Eine Fußball-Weltmeisterschaft im Winter, ausgetragen von einem Land, das sich sportlich noch nie für das Turnier qualifizieren konnte und das mit Fußball vermutlich so viel zu tun hat, wie eine Ratte mit einem Fisch. Die Idee, aufgrund von Platzmangel Fußballfans in den umliegenden Golfstaaten zu parken und für die einzelnen Spiele einfliegen zu lassen. Sieben von acht Stadien, die extra für dieses Turnier erbaut wurden, sich allesamt in einem Umkreis von 70 Kilometern befinden und während der Spiele durchgehend gekühlt werden. Jeder einzelne dieser Fakten (und ich könnte noch unzählige weitere anführen) wäre schon ein Grund dafür, dass die Weltmeisterschaft in Katar nie über die Bühne hätte gehen dürfen. Doch der Staat wollte dieses Turnier unbedingt, – und ging dafür über Leichen.
Die Stadien, sie werden funkeln und glitzern, bunt leuchten und Katar die große Bühne geben, die es sich schon seit so langer Zeit wünscht. Am 20. November, dem „Totensonntag“ (wie passend), erfolgt der Anstoß. Dann darf sich das Nationalteam Katars vor Millionen von Menschen im Spiel gegen Ecuador präsentieren. Die Fans werden jubeln, doch sie werden es an jenem Ort tun, an dem tausende, vorwiegend aus Asien stammende Arbeitsmigranten in stillen Gräbern zu Tode gekommen sind. Arbeitsmigranten, denen die Pässe entzogen wurden, um deren Ausreise zu verhindern. Die teilweise über ein halbes Jahr auf ihren Lohn warten mussten, und die in menschenunwürdigen Quartieren untergebracht wurden. Die schamlos ausgenutzt und ausgebeutet wurden. Die für diese Weltmeisterschaft sterben mussten. Ein Fußballturnier.
Umgerechnet kostet ein Spiel bei der Weltmeisterschaft in etwa 234 Menschenleben. 234. Ein Ende ist weiterhin und trotz der Versprechen des Emirats auf Besserung, nicht in Sicht.

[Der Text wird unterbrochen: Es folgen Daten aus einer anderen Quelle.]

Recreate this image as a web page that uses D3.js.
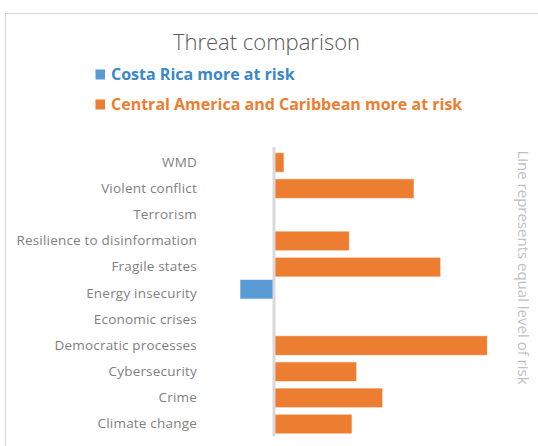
<!DOCTYPE html>
<html>
<head>
<meta charset="utf-8">
<script src="https://cdn.jsdelivr.net/npm/d3@7/dist/d3.min.js"></script>
<style>
  html, body { margin: 0; padding: 0; background: #ffffff; }
  svg { display: block; }
  text { font-family: "Open Sans", "Segoe UI", sans-serif; }
</style>
</head>
<body>
<svg id="chart" width="538" height="446"></svg>
<script>
// Threat categories, top to bottom
const categories = [
  "WMD",
  "Violent conflict",
  "Terrorism",
  "Resilience to disinformation",
  "Fragile states",
  "Energy insecurity",
  "Economic crises",
  "Democratic processes",
  "Cybersecurity",
  "Crime",
  "Climate change"
];
// Difference in risk level: positive = region more at risk, negative = Costa Rica more at risk
const riskGap = [0.15, 2.1, 0, 1.13, 2.5, -0.51, 0, 3.2, 1.24, 1.63, 1.17];
const seriesNames = ["Costa Rica more at risk", "Central America and Caribbean more at risk"];
const seriesColors = ["#5b9bd5", "#ed7d31"];
const legendTextColors = ["#3a87c9", "#ed7d31"];

const svg = d3.select("#chart");
const W = 538, H = 446;

// chart frame (top and left edges visible)
svg.append("line").attr("x1", 5).attr("x2", W).attr("y1", 13.5).attr("y2", 13.5)
  .attr("stroke", "#d9d9d9").attr("stroke-width", 1);
svg.append("line").attr("x1", 5.5).attr("x2", 5.5).attr("y1", 13).attr("y2", H)
  .attr("stroke", "#d9d9d9").attr("stroke-width", 1);

// title
svg.append("text")
  .attr("x", 266.5).attr("y", 50)
  .attr("text-anchor", "middle")
  .attr("font-size", 22)
  .attr("font-weight", 300)
  .attr("fill", "#595959")
  .text("Threat comparison");

// legend
const legend = svg.append("g");
seriesNames.forEach((name, i) => {
  const ly = 74.5 + i * 30;
  legend.append("rect")
    .attr("x", 95.5).attr("y", ly - 5)
    .attr("width", 9.5).attr("height", 10)
    .attr("fill", seriesColors[i]);
  legend.append("text")
    .attr("x", 111).attr("y", ly)
    .attr("dy", "0.36em")
    .attr("font-size", 16)
    .attr("font-weight", 700)
    .attr("fill", legendTextColors[i])
    .text(name);
});

// scales
const x = d3.scaleLinear().domain([-0.6, 3.4]).range([234, 500.7]);
const y = d3.scaleBand().domain(categories).range([149.4, 437.1]).paddingInner(0.25).paddingOuter(0.125);
const seriesShift = [-4, 0];

// bars
const rows = categories.map((c, i) => ({ cat: c, v: riskGap[i] })).filter(d => d.v !== 0);
svg.append("g").selectAll("rect")
  .data(rows)
  .join("rect")
  .attr("x", d => x(Math.min(0, d.v)))
  .attr("width", d => Math.abs(x(d.v) - x(0)))
  .attr("y", d => y(d.cat) + (d.v < 0 ? seriesShift[0] : seriesShift[1]))
  .attr("height", y.bandwidth())
  .attr("fill", d => d.v < 0 ? seriesColors[0] : seriesColors[1])
  .attr("stroke", "#ffffff")
  .attr("stroke-opacity", 0.6)
  .attr("stroke-width", 1);

// category labels
const yAxis = d3.axisLeft(y).tickSize(0).tickPadding(0);
const axisG = svg.append("g").attr("transform", "translate(197,0)").call(yAxis);
axisG.select(".domain").remove();
axisG.selectAll("text")
  .attr("font-size", 13.5)
  .attr("letter-spacing", 0.2)
  .attr("fill", "#7f7f7f")
  .attr("font-family", "\"Open Sans\", sans-serif");

// equal-risk reference line at zero
svg.append("line")
  .attr("x1", x(0)).attr("x2", x(0))
  .attr("y1", 147).attr("y2", 436)
  .attr("stroke", "#d9d9d9").attr("stroke-width", 3);

// side note
svg.append("text")
  .attr("transform", "translate(523,267.5) rotate(90)")
  .attr("text-anchor", "middle")
  .attr("dy", "0.35em")
  .attr("font-size", 15)
  .attr("fill", "#bfbfbf")
  .text("Line represents equal level of risk");
</script>
</body>
</html>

An der Menschenrechtssituation im Land hat sich bis heute Nichts geändert, und wer denkt, dass sich die Situation in naher Zukunft bessern würde, macht sich etwas vor. Doch all das wird weitestgehend ignoriert. Weniger von den Fans, sondern vorwiegend von Funktionären der FIFA, des DFB und auch von den teilnehmenden Nationen. Mit ihrem Ja zu Katar, sagen sie auch ja zu den Toten – ob sie wollen oder nicht. Da hilft es auch nicht, sich in belanglose Ausreden zu flüchten und daran zu erinnern, dass woanders ebenso schlimme Dinge passieren. Trotz all dem, was man über dieses Turnier weiß, was man über die Intentionen des Emirats (Thema Sportswashing) weiß, wird der Ball rollen. Dann wird sich Katar auf der großen Bühne von seiner schillerndsten Seite zeigen und hinterher werden Sportler und Funktionäre in die Welt hinaustragen, dass sie während ihres Aufenthaltes im Emirat wie Könige behandelt wurden und das Land nun doch nicht so schlimm sei, wie die ganze Welt so denke. Und genau dann hat das Land erreicht was es wollte. Auf Kosten von tausenden Toten.